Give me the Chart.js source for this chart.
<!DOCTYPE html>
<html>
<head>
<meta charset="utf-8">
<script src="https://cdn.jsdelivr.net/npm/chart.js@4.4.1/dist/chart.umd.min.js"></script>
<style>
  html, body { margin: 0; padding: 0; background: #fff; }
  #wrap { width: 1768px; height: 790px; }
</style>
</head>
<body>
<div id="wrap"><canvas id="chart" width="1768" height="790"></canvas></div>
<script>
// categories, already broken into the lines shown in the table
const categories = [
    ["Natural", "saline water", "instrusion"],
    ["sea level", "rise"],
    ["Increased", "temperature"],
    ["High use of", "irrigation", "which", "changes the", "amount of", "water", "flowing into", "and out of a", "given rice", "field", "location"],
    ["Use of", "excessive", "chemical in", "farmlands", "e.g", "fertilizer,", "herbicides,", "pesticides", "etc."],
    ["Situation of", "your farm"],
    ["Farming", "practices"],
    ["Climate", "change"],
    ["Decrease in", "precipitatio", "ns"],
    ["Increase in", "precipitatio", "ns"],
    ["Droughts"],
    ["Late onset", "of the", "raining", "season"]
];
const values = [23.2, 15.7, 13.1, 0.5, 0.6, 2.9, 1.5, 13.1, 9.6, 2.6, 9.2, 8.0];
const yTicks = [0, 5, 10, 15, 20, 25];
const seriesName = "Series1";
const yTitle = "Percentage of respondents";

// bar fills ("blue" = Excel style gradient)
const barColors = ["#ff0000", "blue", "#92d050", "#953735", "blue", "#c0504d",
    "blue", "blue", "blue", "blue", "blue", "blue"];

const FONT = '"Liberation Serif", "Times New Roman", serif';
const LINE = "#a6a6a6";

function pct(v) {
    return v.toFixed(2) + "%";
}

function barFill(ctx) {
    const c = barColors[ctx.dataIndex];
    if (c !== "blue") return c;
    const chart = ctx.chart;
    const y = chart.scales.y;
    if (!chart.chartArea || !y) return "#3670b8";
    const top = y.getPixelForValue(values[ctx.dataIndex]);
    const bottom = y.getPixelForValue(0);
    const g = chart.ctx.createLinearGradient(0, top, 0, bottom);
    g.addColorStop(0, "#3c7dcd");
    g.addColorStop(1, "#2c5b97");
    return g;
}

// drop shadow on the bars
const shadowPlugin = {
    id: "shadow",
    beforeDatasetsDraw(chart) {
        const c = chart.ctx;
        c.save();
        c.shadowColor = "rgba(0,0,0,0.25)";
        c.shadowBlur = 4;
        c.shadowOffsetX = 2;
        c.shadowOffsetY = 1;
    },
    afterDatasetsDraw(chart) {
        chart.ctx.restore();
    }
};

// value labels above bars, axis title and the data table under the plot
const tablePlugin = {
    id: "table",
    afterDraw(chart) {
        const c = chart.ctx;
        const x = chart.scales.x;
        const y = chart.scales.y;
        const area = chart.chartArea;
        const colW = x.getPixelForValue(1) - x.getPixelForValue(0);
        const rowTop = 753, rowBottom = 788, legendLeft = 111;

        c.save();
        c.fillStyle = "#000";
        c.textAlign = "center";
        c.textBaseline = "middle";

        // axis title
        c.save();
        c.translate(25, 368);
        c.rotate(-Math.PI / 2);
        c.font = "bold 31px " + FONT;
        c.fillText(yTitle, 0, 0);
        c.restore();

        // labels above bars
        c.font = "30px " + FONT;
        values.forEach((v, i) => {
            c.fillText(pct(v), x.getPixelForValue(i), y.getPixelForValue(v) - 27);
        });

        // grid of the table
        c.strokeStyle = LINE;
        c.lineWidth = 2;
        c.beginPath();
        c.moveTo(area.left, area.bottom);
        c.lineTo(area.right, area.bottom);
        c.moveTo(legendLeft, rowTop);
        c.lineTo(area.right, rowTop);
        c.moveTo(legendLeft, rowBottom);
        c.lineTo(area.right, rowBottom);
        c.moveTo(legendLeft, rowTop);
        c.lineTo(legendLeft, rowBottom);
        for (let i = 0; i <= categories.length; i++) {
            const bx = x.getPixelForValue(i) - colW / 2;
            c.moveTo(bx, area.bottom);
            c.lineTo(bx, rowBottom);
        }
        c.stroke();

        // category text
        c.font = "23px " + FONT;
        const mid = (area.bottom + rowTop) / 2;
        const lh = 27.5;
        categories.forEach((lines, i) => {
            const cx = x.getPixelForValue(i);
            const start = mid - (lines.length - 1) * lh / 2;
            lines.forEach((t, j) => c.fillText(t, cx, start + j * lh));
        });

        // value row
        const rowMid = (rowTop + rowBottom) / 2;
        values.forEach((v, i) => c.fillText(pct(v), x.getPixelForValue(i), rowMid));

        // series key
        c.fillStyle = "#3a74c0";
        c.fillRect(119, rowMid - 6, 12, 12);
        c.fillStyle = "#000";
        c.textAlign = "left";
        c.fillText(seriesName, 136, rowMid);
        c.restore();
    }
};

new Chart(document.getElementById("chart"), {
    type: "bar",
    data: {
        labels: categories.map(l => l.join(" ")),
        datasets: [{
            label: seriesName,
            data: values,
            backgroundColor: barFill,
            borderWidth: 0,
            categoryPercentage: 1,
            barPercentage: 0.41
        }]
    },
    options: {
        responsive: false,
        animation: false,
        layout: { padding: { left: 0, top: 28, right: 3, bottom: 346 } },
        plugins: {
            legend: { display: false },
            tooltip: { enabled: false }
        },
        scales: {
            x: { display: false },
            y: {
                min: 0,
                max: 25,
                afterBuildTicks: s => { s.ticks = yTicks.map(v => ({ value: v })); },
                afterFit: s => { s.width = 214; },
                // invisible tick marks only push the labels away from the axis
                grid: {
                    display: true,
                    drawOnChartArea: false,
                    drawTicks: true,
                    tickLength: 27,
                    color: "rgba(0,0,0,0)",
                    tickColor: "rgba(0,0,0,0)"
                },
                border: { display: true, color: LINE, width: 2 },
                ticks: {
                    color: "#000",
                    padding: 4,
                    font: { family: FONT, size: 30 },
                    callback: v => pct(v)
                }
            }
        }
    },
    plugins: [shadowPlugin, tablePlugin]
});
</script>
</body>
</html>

==

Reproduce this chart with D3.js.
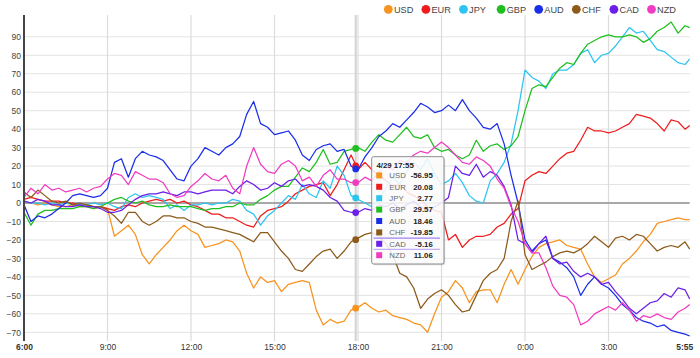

**Required task**
Find "this". Copy every line it occurs in.

**Written response**
Give me the Chart.js source for this chart.
Reproduce this chart with D3.js.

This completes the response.